LUXEMBOURG - Il est rare, contrairement à vous, que la moutarde me monte au nez en lisant mon journal, mais là, j'étais furieux. Vous savez sans doute l'affection que je porte au Luxembourg. J'y passe mes vacances chaque année. J'y chassais la sarcelle il n'y a pas 15 jours, bref je suis LE spécialiste du Luxembourg, j'ai proposé plein de reportages à mon journal sur le Luxembourg: tous refusés. Rien à foutre du Luxembourg.
L'autre jour, comme tous les jours, j'ouvre le cahier Affaires de mon journal pour aller y faire le Sudoku en page 4, et sur quoi je tombe? Une pleine page sur le Luxembourg. Le titre: Le Luxembourg doit se réinventer.
Se réinventer! N'importe quoi. Voulez-vous que je dresse ici la liste de tout ce que le Luxembourg a déjà inventé? La brouette, la petite cuillère, le peigne, le ballon, la chaise, je continue? Et maintenant, il aurait à se réinventer lui-même?
Est-ce parce que le Luxembourg est catholique à 95% qu'on se permet de l'insulter? Je pose la question, c'est tout, je n'ai pas parlé de la Charte ni rien.

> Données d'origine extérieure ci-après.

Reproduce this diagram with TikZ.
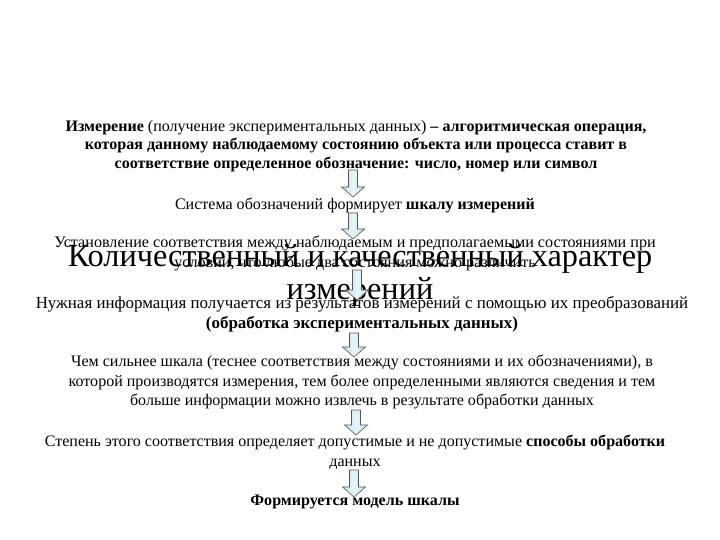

EXCUSES - Je me suis souvenu tout d'un coup que j'avais une boîte vocale à La Presse. Il faut que je vous dise un truc: je ne relève pas mes messages souvent. Je lis tous mes courriels, mais j'oublie cette fichue boîte vocale pendant des mois et des mois. Je l'ai vidée ce matin.
Premier message, celui de cette dame: Bonjour, monsieur, nous sommes le 9 mai, je viens de lire votre chronique sur les gais...
Ciel! Le 9 mai! De quelle année, madame? Mes excuses.
Tout particulièrement à M. Blackburn, de Chicoutimi, un collègue du journal Le Quotidien, à Jean Éon, à madame Monique Coupal, et à tant d'autres. Désolé. Je vous dirais bien que je ne recommencerai pas, mais rien n'est moins sûr.